More Millennials Are Dying 'Deaths of Despair,' as Overdose and Suicide Rates Climb

Jamie Ducharme
More Millennials Are Dying 'Deaths of Despair,' as Overdose and Suicide Rates Climb

There’s been a marked uptick in so-called deaths of despair—those involving drugs, alcohol or suicide—among millennials over the last decade, according to a new report released by public-health groups Trust for America’s Health and Well Being Trust.

Drug, alcohol and suicide deaths have risen in nearly every age group over the last decade, but the increase has been especially pronounced for younger Americans. Between 2007 and 2017, drug-related deaths increased by 108% among adults ages 18 to 34, while alcohol-related deaths increased by 69% and suicides increased by 35%, according to the report, which drew on Centers for Disease Control and Prevention data. All together, about 36,000 millennials died “deaths of despair” in 2017, with fatal drug overdoses being the biggest driver.

As in every age group, the opioid crisis has been a major cause of fatal drug overdoses among millennials—though new federal estimates suggest these rates may be starting to slow. Opioids, including synthetic opioids like fentanyl, were involved in the majority of drug overdose deaths in 2017, the new report shows. Meanwhile, heavy drinking seems to be contributing to a disproportionate increase in alcohol-related deaths for younger Americans.
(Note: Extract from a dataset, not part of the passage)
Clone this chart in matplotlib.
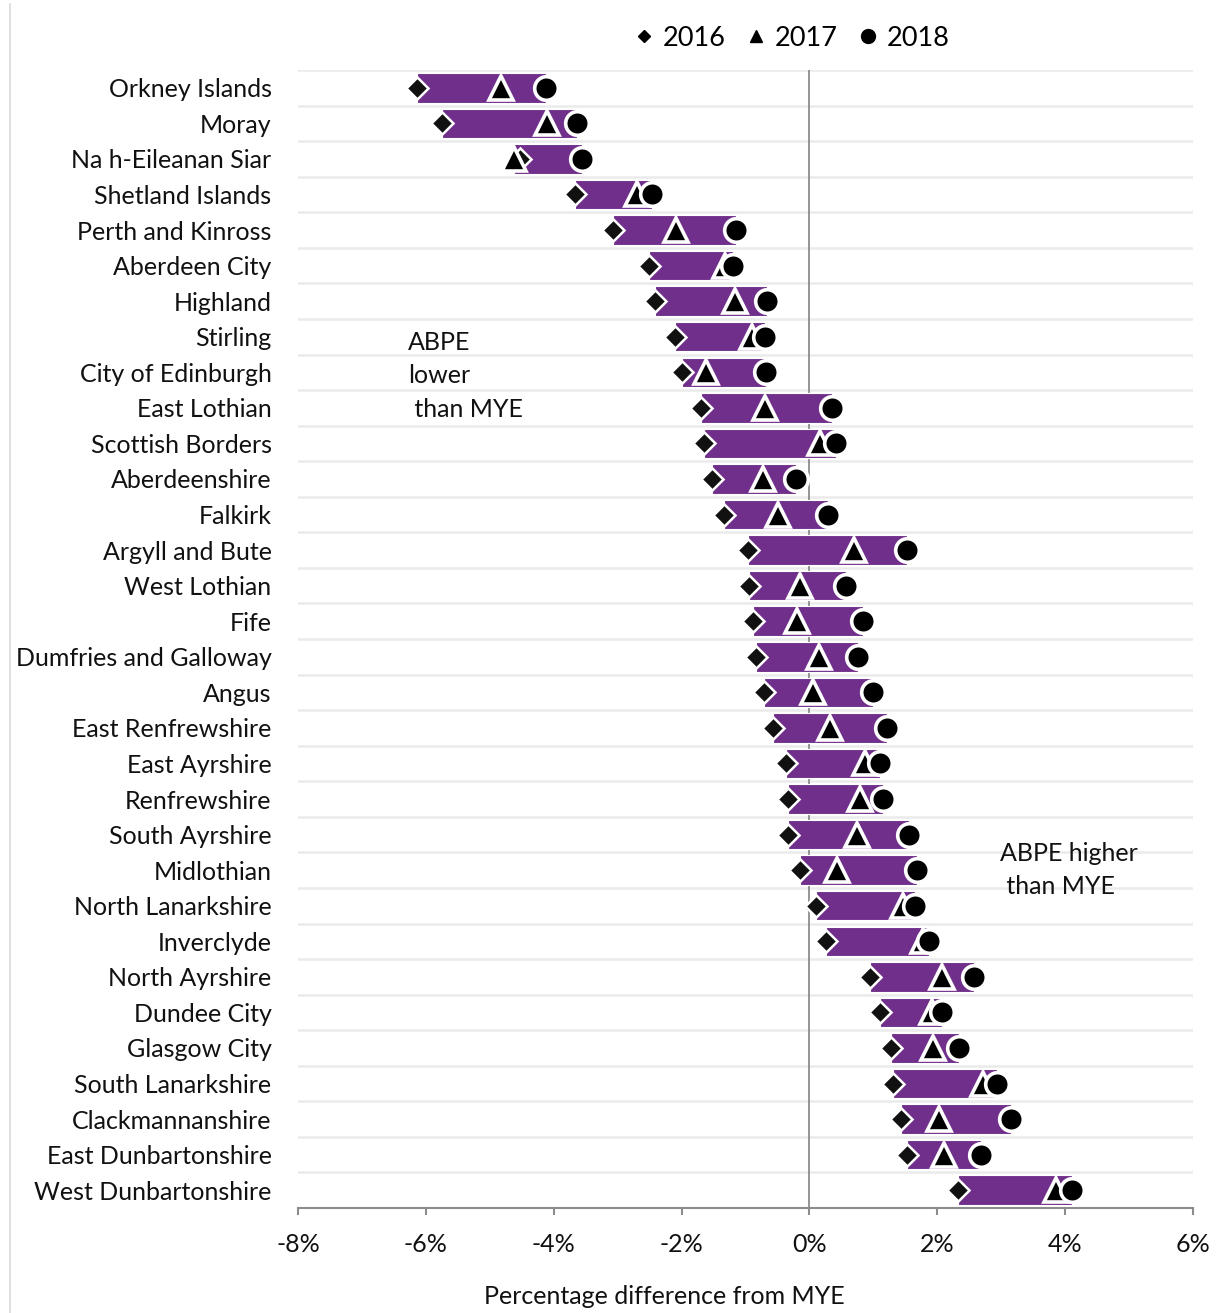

Young people, the report notes, are typically more likely than older adults to engage in risk-taking behaviors—including drug and alcohol use—due to their stage in development. But the report argues that there are also a number of generation-specific factors that are plaguing millennials, including financial stressors stemming from student loan debt, health care and high housing costs. Social support may also be lacking for millennials, as fewer people take part in faith- and community-based organizations and more people delay marriage.

These issues can contribute to mental health conditions, and younger Americans report higher rates of depression and anxiety than previous generations. While there’s never a single cause of suicide, mental health conditions like these are considered a primary risk factor.

The report offers a number of recommendations for slowing these troubling increases in “deaths of despair,” including making treatment and screening for mental health and substance use disorders more accessible and part of routine healthcare; prioritizing prevention programs; making it easier and more affordable for young people to get good health insurance; implementing better drug abuse monitoring and prescription practices nationwide; and further taxing alcohol to drive down sales. It also calls for better substance misuse treatment within the criminal justice system, since a disproportionately high number of millennials are incarcerated.

If you or someone you know may be contemplating suicide, call the National Suicide Prevention Lifeline at 1-800-273-8255 or text HOME to 741741 to reach the Crisis Text Line. In emergencies, call 911, or seek care from a local hospital or mental health provider.